Using Historic Preservation to Maintain Neighborhood Diversity

What You'll Learn

  • Explore ways a historic district can create common ground for preservationists, residents, developers, public agencies, and others.
  • Learn how to talk with the public about complex zoning and preservation ideas in an understandable way that allows meaningful input.
  • Identify and protect key physical features that define "place" while allowing significant new development through a context-based approach.

More Course Details

Get tools to discuss and balance neighborhood preservation and growth, especially if you're a planner in a high-growth city.
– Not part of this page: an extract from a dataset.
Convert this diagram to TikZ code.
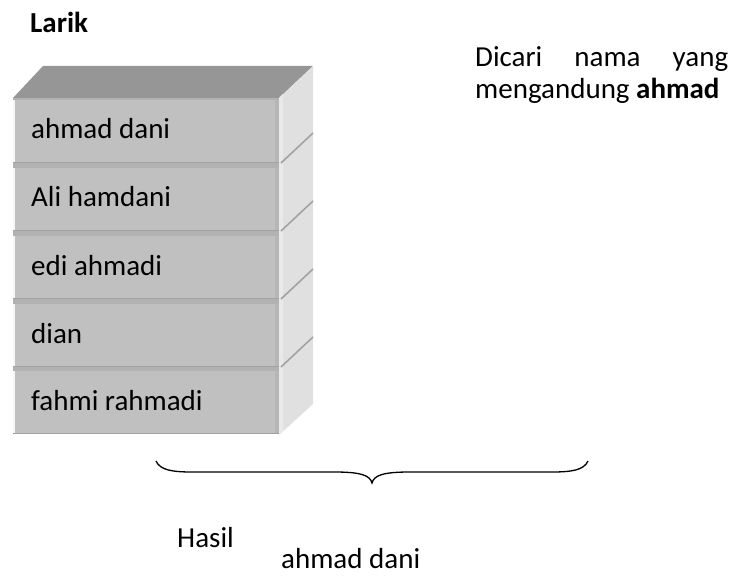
\documentclass[tikz,border=0pt]{standalone}
\usepackage{fontspec}
\setmainfont{Carlito}
\definecolor{slabfront}{HTML}{C0C0C0}
\definecolor{slabtop}{HTML}{969696}
\definecolor{slabside}{HTML}{E0E0E0}
\definecolor{slabsidelight}{HTML}{E9E9E9}
\definecolor{slabedge}{HTML}{A2A2A2}
\definecolor{slabgap}{HTML}{B2B2B2}
\definecolor{slabrim}{HTML}{B6B6B6}
\begin{document}
\begin{tikzpicture}[x=1pt,y=-1pt,
  txt/.style={inner sep=0pt, anchor=base west, font=\fontsize{29}{35}\selectfont},
  slabface/.style={fill=slabfront},
  seam/.style={draw=slabedge, line width=1.6pt},
  bracestroke/.style={draw=black, line width=1.3pt}]
\useasboundingbox (0,0) rectangle (735,577);

% stack: top face and right side face
\fill[slabtop] (13,98) -- (43,66) -- (313,66) -- (279,98) -- cycle;
\fill[slabside] (279,98) -- (313,66) -- (313,404) -- (279,435) -- cycle;
\fill[slabsidelight] (279,98) -- (283,94) -- (283,431) -- (279,435) -- cycle;
% front column background shows through the gaps between slabs
\fill[slabgap] (13,98) rectangle (279,434);

% the five slabs of the array
\foreach \t/\name/\lbl in {98/s1/ahmad dani, 166/s2/Ali hamdani, 234/s3/edi ahmadi, 302/s4/dian, 369/s5/fahmi rahmadi}{
  \fill[slabface] (13,\t+2) rectangle (279,\t+65);
  \fill[slabrim] (275,\t+2) rectangle (279,\t+65);
  \fill[white!85!slabfront] (13,\t+2) rectangle (14.5,\t+65);
  \draw[seam] (13,\t+64.5) -- (279,\t+64.5);
  \node[txt] (\name) at (31,\t+41) {\lbl};
}
% seams on the side face between slabs
\foreach \b in {163,231,299,367}{
  \draw[seam] (281,\b) -- (313,\b-30);
}

% titles and notes
\node[txt, font=\fontsize{29}{35}\selectfont\bfseries] (larik) at (30,33) {Larik};
\node[txt] (note1) at (475,67) {\hbox to 253pt{Dicari\hfill nama\hfill yang}};
\node[txt] (note2) at (475,99) {mengandung \textbf{ahmad}};

% brace collecting the stack into the result
\coordinate (bl) at (156,461);
\coordinate (bt) at (372,483);
\coordinate (br) at (588,461);
\draw[bracestroke] (bl) .. controls (160,470) and (172,472) .. (192,472)
  -- (334,472) .. controls (360,472) and (370,475) .. (bt)
  .. controls (374,475) and (384,472) .. (410,472)
  -- (552,472) .. controls (572,472) and (584,470) .. (br);

\node[txt] (hasil) at (177,547) {Hasil};
\node[txt] (result) at (281,568) {ahmad dani};
\end{tikzpicture}
\end{document}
Learn to expand the preservation dialog from one focused on buildings and events to one that also preserves diverse residents and businesses, all without closing the door to new development in the face of a severe citywide housing shortage. Process tools include workshops, building diverse coalitions for a "new type of historic district," visualization of zoning entitlements, and detailed online surveys related to what features should be protected. Regulatory tools include making nonconforming "missing middle" housing legal again, making the demolition of affordable units for luxury developments illegal, creating a "sliding scale" of lot metrics for nonconforming lots, and adding new housing units on formerly single-family lots without compromising their "character." Learn about standards and processes crafted with affordability in mind and inclusionary zoning requirements adjacent to the Atlanta BeltLine greenway and transit corridor.

Atlanta's single-family zoning is tied to historic racist and classist policies that still shape the city and make anything else illegal in many neighborhoods. Learn how renters and homeowners united behind a goal of protecting one neighborhood's mix of "nonconforming" housing while promoting diverse new housing types.